Call to boycott goes beyond beer
Tokyo stopped exports of three industrial materials on July 4 and last Friday removed Seoul from a so-called white list of trusted trade partners.
Korean consumers showed their displeasure from the start by eschewing Kirin, Sapporo, Asahi and other Japanese beers, which have prominent places in Korean supermarkets and convenience stores’ coolers.
According to CU, one of the largest convenience store chains in Korea, Japanese beer sales plunged by 51 percent year-on-year last month. GS25, another convenience store chain, said its Japanese beer sales plummeted 40 percent last month.
GS25 said Asahi was its top seller last year for 500 milliliter cans of beer. Last month, it slid to seventh place. Local brand Cass filled the void and took over the top place. The second and third best-selling products were Tsingtao from China and the Netherland’s Heineken.
In sync with their customers, convenience stores have been excluding Japanese beer from usual discount promotions for imported beers.

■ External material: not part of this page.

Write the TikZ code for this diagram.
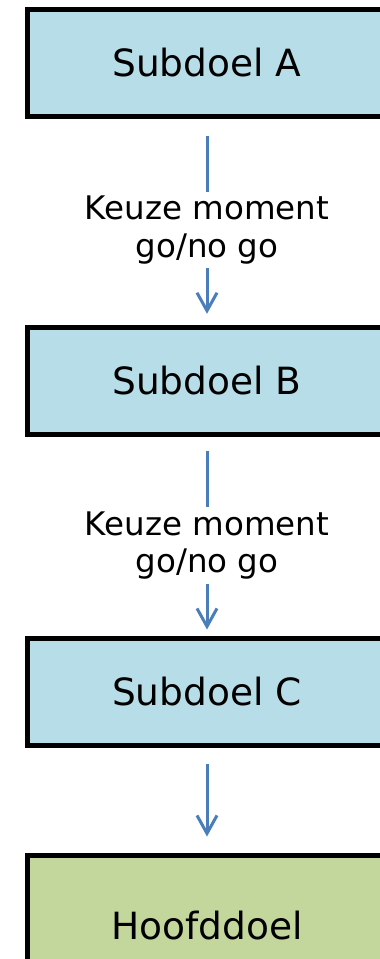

Sales of Uniqlo products at department stores fell roughly 30 percent last month, according to industry projections. Sales of Uniqlo’s Korean competitor TopTen saw a jump of 20 percent year-on-year last month. Many Uniqlo shops in central Seoul are empty. Some Koreans say they don’t want to be seen going into a Uniqlo.
“I was walking with a Uniqlo shopping bag, and I felt people, especially young people, staring at me,” said an office worker surnamed Kim who recently bought clothes from an Uniqlo shop in central Seoul.
At GS Retail’s cosmetics channel lalavla, sales of the Japanese hair wax Gatsby fell 7.2 percent in July, compared to the previous month, while sales of the popular men’s all-in-one skincare brand Ulos fell 25.6 percent during the same period.
Online, Koreans are trading tips on how to spot made-in-Japan items by their barcodes.
The first three digits of a barcode are country numbers designated by international standards organization GS1, and according to Korean netizens, Japan uses numbers 450 through 459 and 490 through 499.
Those are the products that should be shunned, Korean boycott champions advised.
GS1’s website stated, “GS1 prefixes do not identify the country of origin for a given product ... as GS1 member companies can manufacture products anywhere in the world.”
Another part of the boycott involves traveling to Japan, which has become a social no-no.
According to data from the Ministry of Land, Infrastructure and Transport, outbound travelers to Japan from July 16 through July 30 shrank by 13.4 percent to 467,249 people compared to between June 16 through June 30.
“The number of people who used Hana Tour packages to Japan shrank by 36 percent year-on-year last month,” a spokesperson from Hana Tour said. “As people tend to book travel from several months before their departure, the booking rate for August is shrinking faster compared to July, when it was harder for people to cancel imminent travel.”
As the demand to travel to Japan slows, airlines have started to react.
Korean Air on Thursday announced it will use smaller planes on its four routes to Japan departing from Incheon to Sapporo, Osaka, Fukuoka and Nagoya.
Twice-daily flights to Nagoya will be offered on B737-900ER or B737-800 planes with 159 and 138 seats instead of 218-seat A330-200s. That change will take place from Sept. 11 through Oct. 26.
Changes for other routes come at different times and begin as early as Aug. 12.
Earlier in the week, the country’s largest airline announced its plan to temporarily suspend operations of a Busan-Sapporo flight that used to operate thrice-weekly from Sept. 3.
The country’s second-largest carrier announced last Tuesday that it will use smaller planes on flights to three major Japanese destinations: Osaka, Okinawa and Fukuoka.
Koreans are among the largest groups of foreign visitors to the neighboring country.
According to data from the Japan National Tourism Organization, roughly 7.54 million Koreans visited Japan last year, accounting for 24.1 percent of the total number of foreign visitors to Japan. It was the second largest group after Chinese visitors, who accounted for 26.8 percent of the total foreign visitors.